The Good Man Checklist
- Friday, January 11, 2013
A friend of mine asked me to edit a letter he was writing to his teenage daughters about what to look for in a good man. After I poured my heart back into my chest (it had melted all over the floor), I put on my editor hat to engage in what this father sees as important in a man.
My letter-writing friend mentioned discipline, the way the boy in question treats his mother, and whether he has the strength of character to respectfully disagree with his girl.
Reading his thoughts intersected with several conversations I’ve had over the past few months with Christian singles trying to figure out what this whole dating thing should be about.
I think I need another decade of life experience before I could begin to pick apart what’s really honoring when it comes to dating “with Jesus at the center.” But since I can’t fix the good man/Christian dating problem this morning (feel free to weigh in), I can at least start the conversation.
Of course, the most important thing should be Jesus. But, when I met Dave, the quality of his relationship with Jesus (as well as my own) wouldn’t have been winning either one of us any crowns in heaven. We’ve both changed dramatically, and his relationship with the Lord is strong, steady, and well…quiet. So I worry that if I told you that the ONLY thing that matters is to “make sure Jesus is at the center of your relationship” you might start to figure that he’s got to have some worship songs he can sing to you on the guitar, or he needs to exposit some scripture, or for goodness sake, at least move people to tears with the passion of his public prayers. And sometimes in the quest for that spiritual leader, you might miss the qualities that Christ put in your man that aren’t quite so visible. Like these:
#10: He should be teachable. You should observe him being OK at taking correction.
#9: He should be humble. One sign of a humble man is that he’s willing to celebrate other’s strengths. If you don’t ever see him admiring someone else for something, he might not have room for anyone in his heart but himself.

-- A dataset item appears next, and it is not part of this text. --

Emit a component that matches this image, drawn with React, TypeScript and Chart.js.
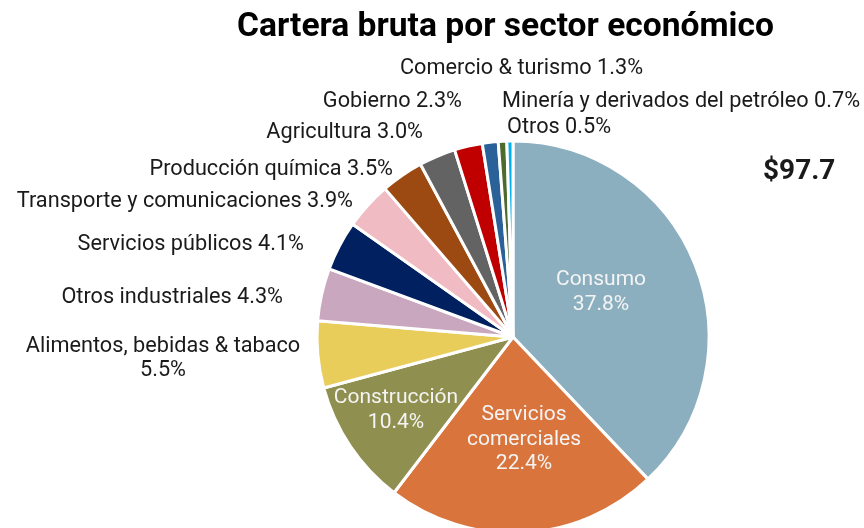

#8: He should make you smile. If making you smile means being goofy or dancing crazy or bringing you flowers or watching Bravo with you or delivering great one-liners, no matter what it means to you… you are gonna need it. His looks may make your stomach flutter now, but eventually flutters fade… laughter goes a long way.
#7: He should also make you think. He should stand up to you. You might like being right (believe me, I get that) but you need a man who’s willing to go toe-to-toe with you and call you out when you are being stubborn or seeing the world with your crazy glasses on. Believe me, he has different opinions than you… and you need him to express them.
#6: He should cherish you. We women know we talk a big game, but at the end of the day, we want someone who will give us protection. I remember in college Dave being very concerned about my whereabouts when I was away at football games… and although I probably rolled my eyes and told him he was annoying, I know deep down that I wanted him to care in that way.
#5: He should bear fruit. Maybe he’s not the up-front guy in your church or campus ministry, but do you observe these qualities in him? Peace? Patience? Kindness? Goodness... and the rest of those Galatians qualities? Is he diligent in his work? How does he treat children? His mother, even when she’s annoying? Do you see qualities in him that you admire?
#4: He respects you. Even when you are irrational. Even when you are emotional. If you say no to his advances, even if you said yes the day before…he gets it, he backs off. If he uses emotional manipulation or any kind of physical coercion–get the heck out of that.